Monday, August 19, 2013

Lean SixSigma for Services Operations

Introduction: Lean Six Sigma or Lean Sigma has gained importance in a variety of businesses in recent times given its ability to identifying wastes in the process and outline needed process improvements.  The following is based on my work at a major software company in their $2.2 B services division. 

The problem: The company in question has worldwide operations following the clock in three continents - North America, EMEA and APAC.  As we started the project we found a variety of issues right upfront using the Ishikawa Diagram, also known as the cause and effect diagram.  We picked the top causes and did a root cause analysis.  It was found that wait times were roughly constituting 97% of the time and work time was a mere 3%.  While some services Industries are notorious for long wait times, with the advent of fast services such as Amazon 2 day prime shipping, there is a lot of pressure to improve the Order to Cash and End to End cycle times in the services Industry. 

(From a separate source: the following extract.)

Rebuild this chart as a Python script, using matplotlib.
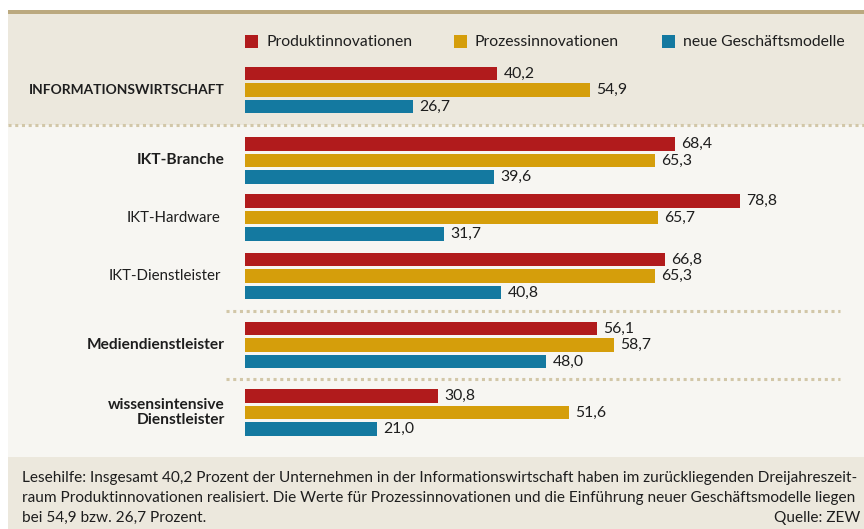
import matplotlib
matplotlib.use("Agg")
import matplotlib.pyplot as plt
from matplotlib.patches import Rectangle
from matplotlib import font_manager

# ================= DATEN =================
categories = ["INFORMATIONSWIRTSCHAFT", "IKT-Branche", "IKT-Hardware",
              "IKT-Dienstleister", "Mediendienstleister",
              "wissensintensive\nDienstleister"]
bold_cats = [True, True, False, False, True, True]
series_names = ["Produktinnovationen", "Prozessinnovationen", "neue Geschäftsmodelle"]
produkt = [40.2, 68.4, 78.8, 66.8, 56.1, 30.8]
prozess = [54.9, 65.3, 65.7, 65.3, 58.7, 51.6]
geschaeft = [26.7, 39.6, 31.7, 40.8, 48.0, 21.0]

caption_lines = [
    "Lesehilfe: Insgesamt 40,2 Prozent der Unternehmen in der Informationswirtschaft haben im zurückliegenden Dreijahreszeit-",
    "raum Produktinnovationen realisiert. Die Werte für Prozessinnovationen und die Einführung neuer Geschäftsmodelle liegen",
    "bei 54,9 bzw. 26,7 Prozent.",
]
source = "Quelle: ZEW"

# ================= STIL =================
COLORS = ["#b11b1c", "#d59e0b", "#1479a0"]
BG_DARK = "#ece8dd"
BG_LIGHT = "#f7f6f2"
TAN = "#bba97f"
DOT = "#d2c7a8"
TXT = "#1e1e1e"

def pick_font(names):
    for n in names:
        try:
            font_manager.findfont(n, fallback_to_default=False)
            return n
        except Exception:
            pass
    return "DejaVu Sans"

FONT = pick_font(["Lato", "Open Sans", "Noto Sans"])
plt.rcParams['font.family'] = [FONT, 'DejaVu Sans']

W, H = 864, 529
GROUP_Y = [90, 160.5, 217.5, 276, 345, 412.5]   # Layout (Pixel)
STEP = 16.5
BAR_H = 13.5
X0 = 245
PX_PER_UNIT = 6.28

fig = plt.figure(figsize=(W / 100, H / 100), dpi=100)
fig.patch.set_facecolor("white")

# Hintergrund-Achse in Pixelkoordinaten
bg = fig.add_axes([0, 0, 1, 1])
bg.set_xlim(0, W)
bg.set_ylim(H, 0)
bg.axis("off")
bg.add_patch(Rectangle((8, 14), W - 8, 111, color=BG_DARK, lw=0))
bg.add_patch(Rectangle((8, 125), W - 8, 332, color=BG_LIGHT, lw=0))
bg.add_patch(Rectangle((8, 457), W - 8, 72, color=BG_DARK, lw=0))
bg.add_patch(Rectangle((8, 10), W - 8, 4, color=TAN, lw=0))

# gepunktete Trennlinien
bg.plot([8, W], [124.5, 124.5], color=DOT, lw=2.2, ls=(0, (1.0, 1.2)))
for yy in [311, 379]:
    bg.plot([226, 840], [yy, yy], color=DOT, lw=2.2, ls=(0, (1.0, 1.2)))

# Legende
leg_x = [245, 454, 662]
for lx, name, c in zip(leg_x, series_names, COLORS):
    bg.add_patch(Rectangle((lx, 35), 13, 13, color=c, lw=0))
    bg.text(lx + 21, 41.5, name, fontsize=11.3, color=TXT, va="center", ha="left")

# Kategorien
for cat, gy, b in zip(categories, GROUP_Y, bold_cats):
    fs = 11.2
    if cat.isupper():
        fs = 9.9
    elif not b:
        fs = 10.8
    bg.text(225 if b else 221, gy, cat, fontsize=fs, color=TXT, ha="right", va="center",
            fontweight="bold" if b else "normal", linespacing=1.15)

# Caption
for k, line in enumerate(caption_lines):
    bg.text(22, 478 + 20 * k, line, fontsize=11.05, color=TXT, ha="left", va="center")
bg.text(860, 518, source, fontsize=11.05, color=TXT, ha="right", va="center")

# ================= BALKEN =================
ax = fig.add_axes([X0 / W, 0, (W - X0) / W, 1])
ax.set_xlim(0, (W - X0) / PX_PER_UNIT)
ax.set_ylim(H, 0)
ax.axis("off")
ax.patch.set_alpha(0)

for i, (vals, c) in enumerate(zip([produkt, prozess, geschaeft], COLORS)):
    ys = [gy + (i - 1) * STEP for gy in GROUP_Y]
    ax.barh(ys, vals, height=BAR_H, color=c, linewidth=0)
    for y, v in zip(ys, vals):
        ax.text(v + 1.0, y, f"{v:.1f}".replace(".", ","), fontsize=11.3, color=TXT,
                ha="left", va="center")

plt.savefig("out.png", dpi=100, facecolor=fig.get_facecolor())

The yellow clouds in the graphic above are Kaizen opportunities.  Several Kaizen meetings were scheduled to identify process improvements - the participants were the people actually doing the work and in some cases the managers.  We saw an unusual level of cooperation between management and workers once it was made clear this is not a performance management exercise. 

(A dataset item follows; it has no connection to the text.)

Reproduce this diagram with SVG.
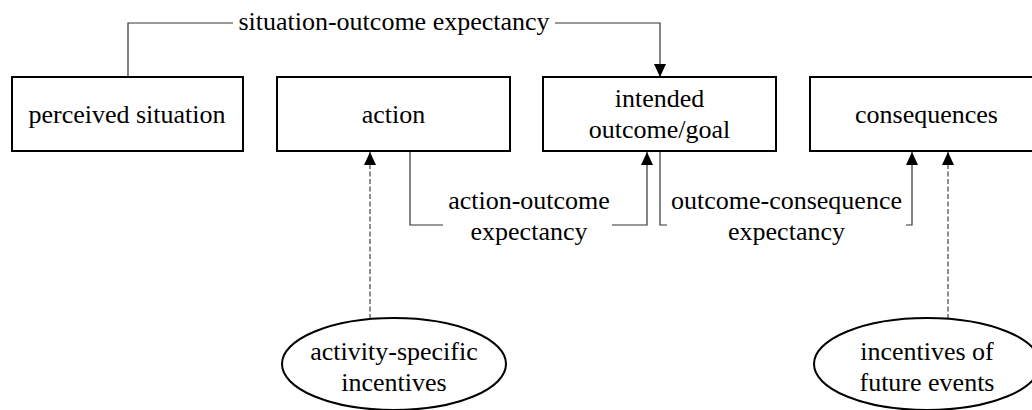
<svg xmlns="http://www.w3.org/2000/svg" width="1032" height="410" viewBox="0 0 1032 410">
  <style>
    .box { fill: #fff; stroke: #000; stroke-width: 2; }
    .oval { fill: #fff; stroke: #000; stroke-width: 2; }
    .lbl { font-family: "Liberation Serif", "Times New Roman", serif; font-size: 26px; fill: #000; text-anchor: middle; }
    .edge { fill: none; stroke: #333; stroke-width: 1.2; }
    .dash { fill: none; stroke: #444; stroke-width: 1.2; stroke-dasharray: 5 2.5; }
  </style>
  <defs>
    <marker id="head" markerUnits="userSpaceOnUse" markerWidth="13" markerHeight="13" refX="13" refY="6.5" orient="auto">
      <path d="M0,0.5 L13,6.5 L0,12.5 z" fill="#000"/>
    </marker>
  </defs>
  <rect width="1032" height="410" fill="#fff"/>

  <!-- connectors -->
  <g id="connectors">
    <!-- situation-outcome expectancy -->
    <path class="edge" d="M128,77 V23 H233"/>
    <path class="edge" d="M555,23 H660 V77" marker-end="url(#head)"/>
    <text class="lbl" x="394" y="30">situation-outcome expectancy</text>

    <!-- action-outcome expectancy -->
    <path class="edge" d="M410,151 V225 H443"/>
    <path class="edge" d="M612,225 H647 V152" marker-end="url(#head)"/>
    <text class="lbl" x="529" y="209">action-outcome</text>
    <text class="lbl" x="529" y="240">expectancy</text>

    <!-- outcome-consequence expectancy -->
    <path class="edge" d="M660,151 V225 H667"/>
    <path class="edge" d="M906,225 H912 V152" marker-end="url(#head)"/>
    <text class="lbl" x="786.5" y="209">outcome-consequence</text>
    <text class="lbl" x="786.5" y="240">expectancy</text>

    <!-- incentives -->
    <path class="dash" d="M370,319 V152" marker-end="url(#head)"/>
    <path class="dash" d="M948,319 V152" marker-end="url(#head)"/>
  </g>

  <g id="perceived-situation">
    <rect class="box" x="12" y="77" width="231" height="74"/>
    <text class="lbl" x="127" y="123">perceived situation</text>
  </g>

  <g id="action">
    <rect class="box" x="277" y="77" width="233" height="74"/>
    <text class="lbl" x="393.5" y="123">action</text>
  </g>

  <g id="intended-outcome">
    <rect class="box" x="543" y="77" width="233" height="74"/>
    <text class="lbl" x="659.5" y="107">intended</text>
    <text class="lbl" x="659.5" y="138">outcome/goal</text>
  </g>

  <g id="consequences">
    <rect class="box" x="810" y="77" width="233" height="74"/>
    <text class="lbl" x="926.5" y="123">consequences</text>
  </g>

  <g id="activity-specific-incentives">
    <ellipse class="oval" cx="394" cy="364" rx="112" ry="46"/>
    <text class="lbl" x="394" y="360">activity-specific</text>
    <text class="lbl" x="394" y="391">incentives</text>
  </g>

  <g id="incentives-of-future-events">
    <ellipse class="oval" cx="927" cy="364" rx="113" ry="46"/>
    <text class="lbl" x="927" y="360">incentives of</text>
    <text class="lbl" x="927" y="391">future events</text>
  </g>
</svg>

The process was definitely not in control; by applying the "rule of seven" which is a simple technique from elementary statistical process control we came to this conclusion.

Value Stream Mapping:  Value Stream mapping is a technique that allows you to clearly separate the waiting time from work time in order to identify the scope of opportunity.  In our case we identified that 97% of the time was waiting or hold time and actual work time was only 3%.  If only can we shave off half of the waiting time!!

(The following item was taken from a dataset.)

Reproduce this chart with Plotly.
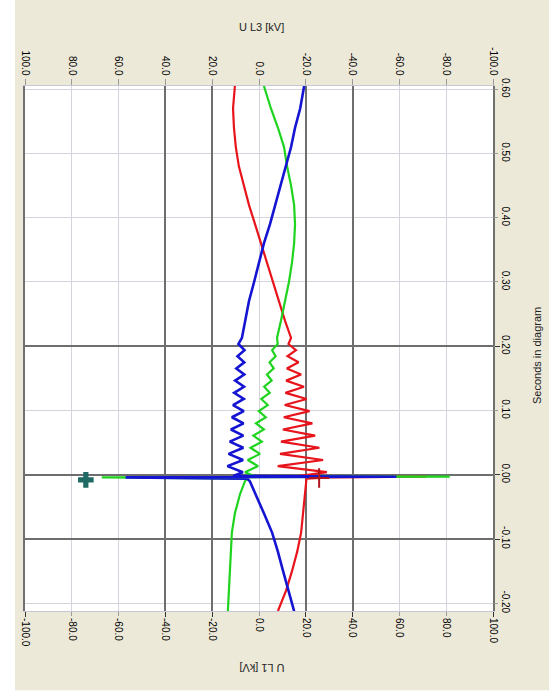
import plotly.graph_objects as go

# ---------------- data ----------------
# time in seconds relative to the trigger (vertical axis, increasing upward)
t = [-0.212, -0.18, -0.15, -0.12, -0.09, -0.06, -0.03, -0.01,
     -0.006, -0.004, -0.003, -0.002,
     0.004, 0.0135, 0.023, 0.0325, 0.042, 0.0515, 0.061, 0.0705, 0.080, 0.0895,
     0.099, 0.1085, 0.118, 0.1275, 0.137, 0.1465, 0.156, 0.1655, 0.175, 0.1845,
     0.194, 0.2035, 0.213,
     0.24, 0.27, 0.30, 0.33, 0.36, 0.39, 0.42, 0.45, 0.48, 0.51, 0.54, 0.57, 0.605]

u_red = [8.1, 11.6, 14.1, 16.3, 18.0, 18.8, 19.7, 20.1,
         20.3, 30.0, 71.5, 17.0,
         29.0, 8.0, 27.4, 9.0, 25.8, 9.4, 24.0, 10.2, 22.8, 10.6,
         21.6, 11.0, 20.4, 11.3, 19.2, 11.6, 18.0, 11.9, 16.9, 12.2,
         15.8, 12.6, 13.7,
         11.1, 8.6, 6.0, 3.4, 0.9, -1.7, -4.3, -6.4, -8.6, -9.9, -10.7, -11.1, -10.3]

u_green = [-13.3, -12.8, -12.4, -12.0, -11.6, -10.3, -8.1, -6.0,
           -5.1, -67.2, 81.5, -2.0,
           -6.0, -0.4, -4.8, 0.4, -3.6, 1.2, -2.4, 2.1, -1.3, 2.9,
           -0.1, 3.7, 1.0, 4.6, 2.2, 5.4, 3.4, 6.3, 4.5, 7.1,
           5.6, 8.0, 7.7,
           9.4, 11.1, 12.8, 14.1, 15.0, 15.4, 15.0, 13.7, 12.0, 10.7, 8.1, 5.1, 2.1]

u_blue = [15.0, 12.4, 10.3, 8.1, 5.6, 2.1, -1.3, -3.9,
          -5.1, -57.0, 58.7, -11.0,
          -6.9, -13.5, -6.8, -13.0, -6.7, -12.5, -6.7, -12.0, -6.6, -11.6,
          -6.5, -11.1, -6.5, -10.6, -6.4, -10.2, -6.3, -9.7, -6.3, -9.2,
          -6.2, -8.8, -7.3,
          -6.0, -4.3, -2.1, 0.0, 2.1, 4.7, 6.9, 9.4, 11.6, 13.7, 15.4, 17.6, 19.3]

# cursor markers
cursor_teal = {"u": [-74.0], "t": [-0.008]}
cursor_red = {"u": [25.7], "t": [-0.005]}

u_ticks = [-100, -80, -60, -40, -20, 0, 20, 40, 60, 80, 100]
u_major = [-100, -40, -20, 20, 40, 100]
t_ticks = [-0.2, -0.1, 0.0, 0.1, 0.2, 0.3, 0.4, 0.5, 0.6]
t_ticklabels = ["-0.20", "-0.10", "0.00", "0.10", "0.20", "0.30", "0.40", "0.50", "0.60"]
t_major = [-0.1, 0.0, 0.2]

# ---------------- figure ----------------
FONT = "Liberation Sans, Arial, sans-serif"
fig = go.Figure()

fig.add_trace(go.Scatter(x=u_red, y=t, mode="lines",
                         line=dict(color="#e8141c", width=2.2), showlegend=False, hoverinfo="skip"))
fig.add_trace(go.Scatter(x=u_green, y=t, mode="lines",
                         line=dict(color="#1ed41e", width=2.2), showlegend=False, hoverinfo="skip"))
fig.add_trace(go.Scatter(x=u_blue, y=t, mode="lines",
                         line=dict(color="#1414d2", width=2.6), showlegend=False, hoverinfo="skip"))
fig.add_trace(go.Scatter(x=cursor_teal["u"], y=cursor_teal["t"], mode="markers",
                         marker=dict(symbol="cross", size=13, color="#1f6b63"),
                         showlegend=False, hoverinfo="skip"))
fig.add_trace(go.Scatter(x=cursor_red["u"], y=cursor_red["t"], mode="markers",
                         marker=dict(symbol="cross-thin", size=14,
                                     line=dict(color="#b0141c", width=2)),
                         showlegend=False, hoverinfo="skip"))
# helper traces so the overlay axes (top scale, darker grid) are drawn
fig.add_trace(go.Scatter(x=[None], y=[None], xaxis="x2", yaxis="y",
                         showlegend=False, hoverinfo="skip"))
fig.add_trace(go.Scatter(x=[None], y=[None], xaxis="x3", yaxis="y2",
                         showlegend=False, hoverinfo="skip"))

tickfont = dict(family=FONT, size=10, color="#000000")

fig.update_layout(
    width=549, height=699,
    margin=dict(l=25, r=56, t=86, b=88, autoexpand=False),
    paper_bgcolor="#ffffff",
    plot_bgcolor="rgba(0,0,0,0)",
    xaxis=dict(range=[-100, 100], tickvals=u_ticks,
               ticktext=[f"{v:.1f}" for v in u_ticks], tickangle=90,
               tickfont=tickfont, showgrid=True, gridcolor="#d4d4dc", gridwidth=1,
               zeroline=False, ticks="outside", ticklen=4, tickcolor="#9a9a9a",
               showline=False, fixedrange=True),
    xaxis2=dict(range=[100, -100], overlaying="x", side="top", anchor="y",
                tickvals=u_ticks, ticktext=[f"{v:.1f}" for v in u_ticks],
                tickangle=90, tickfont=tickfont, showgrid=False, zeroline=False,
                ticks="outside", ticklen=6, tickcolor="#9a9a9a", showline=False),
    xaxis3=dict(range=[-100, 100], overlaying="x", anchor="y", tickvals=u_major,
                showticklabels=False, showgrid=True, gridcolor="#6e6e6e", gridwidth=1.5,
                zeroline=False, ticks="outside", ticklen=5, tickcolor="#333333",
                showline=True, mirror=True, linecolor="#c8c8d4"),
    yaxis=dict(range=[-0.212, 0.605], side="right", tickvals=t_ticks,
               ticktext=t_ticklabels, tickangle=90, tickfont=tickfont,
               showgrid=True, gridcolor="#d4d4dc", gridwidth=1, zeroline=False,
               ticks="outside", ticklen=4, tickcolor="#9a9a9a", showline=False),
    yaxis2=dict(range=[-0.212, 0.605], overlaying="y", anchor="x", side="right",
                tickvals=t_major, showticklabels=False, showgrid=True,
                gridcolor="#6e6e6e", gridwidth=1.5, zeroline=False,
                ticks="outside", ticklen=5, tickcolor="#333333",
                showline=True, mirror=True, linecolor="#707070", linewidth=1.5),
    shapes=[
        dict(type="rect", xref="paper", yref="paper", x0=-0.0214, x1=1.2,
             y0=-0.151, y1=1.2, fillcolor="#ece9d8", line=dict(width=0), layer="below"),
        dict(type="rect", xref="paper", yref="paper", x0=0, x1=1, y0=0, y1=1,
             fillcolor="#ffffff", line=dict(width=0), layer="below"),
    ],
    annotations=[
        dict(text="U L3 [kV]", xref="paper", yref="paper", x=0.506, y=1.112,
             yanchor="middle", showarrow=False,
             font=dict(family=FONT, size=11, color="#222222")),
        dict(text="U L1 [kV]", xref="paper", yref="paper", x=0.506, y=-0.1086,
             yanchor="middle", textangle=180, showarrow=False,
             font=dict(family=FONT, size=11, color="#222222")),
        dict(text="Seconds in diagram", xref="paper", yref="paper", x=1.094, y=0.4876,
             xanchor="center", textangle=-90, showarrow=False,
             font=dict(family=FONT, size=11, color="#222222")),
    ],
)

fig.write_html("out.html")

Next we performed a FMEA analysis to identify the failure modes.  The failure modes revealed that some of the failures are preventable and need gentle updates to the process.

KPIs:  The following KPIs were developed aligned to the business capabilities to track the business and a dashboard was developed to track these monthly

  • E2E Cycle Time
  • Operations Center SLA
  • Order to Billed Cycle Time
  • Rework ratio
  • Credits and Rebill:  Credit as % of Sales
  • Revenue Left on the Table at month end



















Process Improvements:  Some process improvements required simple process updates and these were done by updating the scripts for training.  Training was conducted on a quarterly basis and we did not disrupt that cycle.  There were other improvements which required system changes to SAP ECC and other systems.  These were planned as change requests.

Results: By combining the techniques from LEAN Cycle time reductions of 8 - 10% were realized.